Reproduce the listing below character for character; drop every image.

-- BEGIN --

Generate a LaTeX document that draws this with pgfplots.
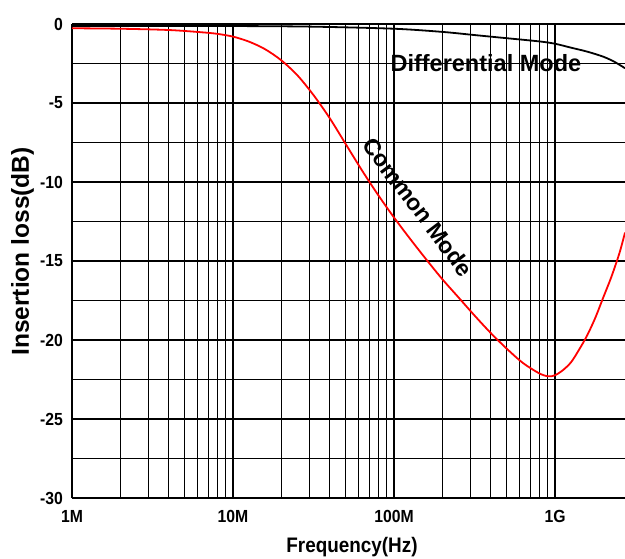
\documentclass[border=0pt]{standalone}
\usepackage{fontspec}
\setmainfont{Liberation Sans}
\newfontfamily\narrowfont{Liberation Sans}[FakeStretch=0.9]
\usepackage{pgfplots}
\pgfplotsset{compat=1.18}
\begin{document}
\begin{tikzpicture}
\useasboundingbox (0,0) rectangle (625bp,559bp);
\begin{axis}[
  at={(72bp,61bp)}, anchor=south west,
  scale only axis, width=553bp, height=474bp,
  xmode=log, xmin=1e6, xmax=2.72e9, ymin=-30, ymax=0,
  xtick={1e6,1e7,1e8,1e9}, xticklabels={1M,10M,100M,1G},
  ytick={-30,-25,-20,-15,-10,-5,0},
  yticklabels={-30,-25,-20,-15,-10,-5,0},
  minor ytick={-27.5,-22.5,-17.5,-12.5,-7.5,-2.5},
  grid=both,
  major grid style={black, line width=1.2bp},
  minor grid style={black, line width=1bp},
  axis x line*=box, axis y line*=left,
  axis line style={line width=1.8bp, black, -},
  tick align=inside,
  major tick length=6bp, minor tick length=6bp,
  every tick/.style={black, line width=1.8bp},
  major x tick style={draw=none}, minor x tick style={draw=none},
  xticklabel style={font=\narrowfont\bfseries\fontsize{17.5bp}{20bp}\selectfont, anchor=north, inner sep=0pt, yshift=-12bp},
  yticklabel style={font=\narrowfont\bfseries\fontsize{17.5bp}{20bp}\selectfont, anchor=east, inner sep=0pt, xshift=-9bp},
  xlabel={Frequency(Hz)}, ylabel={Insertion loss(dB)},
  every axis x label/.style={at={(axis description cs:0.5063,-0.1034)}, anchor=center, font=\narrowfont\bfseries\fontsize{21bp}{24bp}\selectfont},
  every axis y label/.style={at={(axis description cs:-0.0895,0.52)}, anchor=center, rotate=90, font=\bfseries\fontsize{24.5bp}{28bp}\selectfont},
  clip=true,
]
\addplot[black, line width=1.8bp, smooth] coordinates {
(1e6,-0.12) (1e7,-0.13) (3.162e7,-0.17) (1e8,-0.3) (1.995e8,-0.5)
(3.162e8,-0.7) (4.467e8,-0.85) (7.943e8,-1.1) (1e9,-1.25) (1.259e9,-1.5)
(1.585e9,-1.75) (1.995e9,-2.07) (2.344e9,-2.4) (2.72e9,-2.8)
};
\addplot[red, line width=1.8bp, smooth] coordinates {
(1e6,-0.27) (1.995e6,-0.30) (3.981e6,-0.38) (6.310e6,-0.52) (7.943e6,-0.62)
(1e7,-0.80) (1.259e7,-1.12) (1.585e7,-1.6) (1.995e7,-2.3) (2.512e7,-3.25)
(3.162e7,-4.5) (3.981e7,-5.95) (5.012e7,-7.6) (6.310e7,-9.25) (7.943e7,-10.8)
(1e8,-12.25) (1.259e8,-13.6) (1.585e8,-14.9) (1.995e8,-16.15) (2.512e8,-17.3)
(3.162e8,-18.45) (3.981e8,-19.55) (5.012e8,-20.55) (6.310e8,-21.45)
(7.943e8,-22.1) (9.06e8,-22.3) (1e9,-22.23) (1.122e9,-21.9) (1.259e9,-21.4)
(1.413e9,-20.6) (1.585e9,-19.7) (1.778e9,-18.6) (1.995e9,-17.3)
(2.239e9,-16.0) (2.512e9,-14.5) (2.72e9,-13.2)
};
\node[font=\bfseries\fontsize{23.5bp}{26bp}\selectfont, inner sep=0pt] at (axis cs:3.72e8,-2.47) {Differential Mode};
\node[font=\bfseries\fontsize{23bp}{26bp}\selectfont, inner sep=0pt, rotate=-53] at (axis cs:1.41e8,-11.58) {Common Mode};
\end{axis}
\end{tikzpicture}
\end{document}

-- END --

• _FINAL RESULT_:
Generate a LaTeX document that draws this with pgfplots.
\documentclass[border=0pt]{standalone}
\usepackage{fontspec}
\setmainfont{Liberation Sans}
\newfontfamily\narrowfont{Liberation Sans}[FakeStretch=0.9]
\usepackage{pgfplots}
\pgfplotsset{compat=1.18}
\begin{document}
\begin{tikzpicture}
\useasboundingbox (0,0) rectangle (625bp,559bp);
\begin{axis}[
  at={(72bp,61bp)}, anchor=south west,
  scale only axis, width=553bp, height=474bp,
  xmode=log, xmin=1e6, xmax=2.72e9, ymin=-30, ymax=0,
  xtick={1e6,1e7,1e8,1e9}, xticklabels={1M,10M,100M,1G},
  ytick={-30,-25,-20,-15,-10,-5,0},
  yticklabels={-30,-25,-20,-15,-10,-5,0},
  minor ytick={-27.5,-22.5,-17.5,-12.5,-7.5,-2.5},
  grid=both,
  major grid style={black, line width=1.2bp},
  minor grid style={black, line width=1bp},
  axis x line*=box, axis y line*=left,
  axis line style={line width=1.8bp, black, -},
  tick align=inside,
  major tick length=6bp, minor tick length=6bp,
  every tick/.style={black, line width=1.8bp},
  major x tick style={draw=none}, minor x tick style={draw=none},
  xticklabel style={font=\narrowfont\bfseries\fontsize{17.5bp}{20bp}\selectfont, anchor=north, inner sep=0pt, yshift=-12bp},
  yticklabel style={font=\narrowfont\bfseries\fontsize{17.5bp}{20bp}\selectfont, anchor=east, inner sep=0pt, xshift=-9bp},
  xlabel={Frequency(Hz)}, ylabel={Insertion loss(dB)},
  every axis x label/.style={at={(axis description cs:0.5063,-0.1034)}, anchor=center, font=\narrowfont\bfseries\fontsize{21bp}{24bp}\selectfont},
  every axis y label/.style={at={(axis description cs:-0.0895,0.52)}, anchor=center, rotate=90, font=\bfseries\fontsize{24.5bp}{28bp}\selectfont},
  clip=true,
]
\addplot[black, line width=1.8bp, smooth] coordinates {
(1e6,-0.12) (1e7,-0.13) (3.162e7,-0.17) (1e8,-0.3) (1.995e8,-0.5)
(3.162e8,-0.7) (4.467e8,-0.85) (7.943e8,-1.1) (1e9,-1.25) (1.259e9,-1.5)
(1.585e9,-1.75) (1.995e9,-2.07) (2.344e9,-2.4) (2.72e9,-2.8)
};
\addplot[red, line width=1.8bp, smooth] coordinates {
(1e6,-0.27) (1.995e6,-0.30) (3.981e6,-0.38) (6.310e6,-0.52) (7.943e6,-0.62)
(1e7,-0.80) (1.259e7,-1.12) (1.585e7,-1.6) (1.995e7,-2.3) (2.512e7,-3.25)
(3.162e7,-4.5) (3.981e7,-5.95) (5.012e7,-7.6) (6.310e7,-9.25) (7.943e7,-10.8)
(1e8,-12.25) (1.259e8,-13.6) (1.585e8,-14.9) (1.995e8,-16.15) (2.512e8,-17.3)
(3.162e8,-18.45) (3.981e8,-19.55) (5.012e8,-20.55) (6.310e8,-21.45)
(7.943e8,-22.1) (9.06e8,-22.3) (1e9,-22.23) (1.122e9,-21.9) (1.259e9,-21.4)
(1.413e9,-20.6) (1.585e9,-19.7) (1.778e9,-18.6) (1.995e9,-17.3)
(2.239e9,-16.0) (2.512e9,-14.5) (2.72e9,-13.2)
};
\node[font=\bfseries\fontsize{23.5bp}{26bp}\selectfont, inner sep=0pt] at (axis cs:3.72e8,-2.47) {Differential Mode};
\node[font=\bfseries\fontsize{23bp}{26bp}\selectfont, inner sep=0pt, rotate=-53] at (axis cs:1.41e8,-11.58) {Common Mode};
\end{axis}
\end{tikzpicture}
\end{document}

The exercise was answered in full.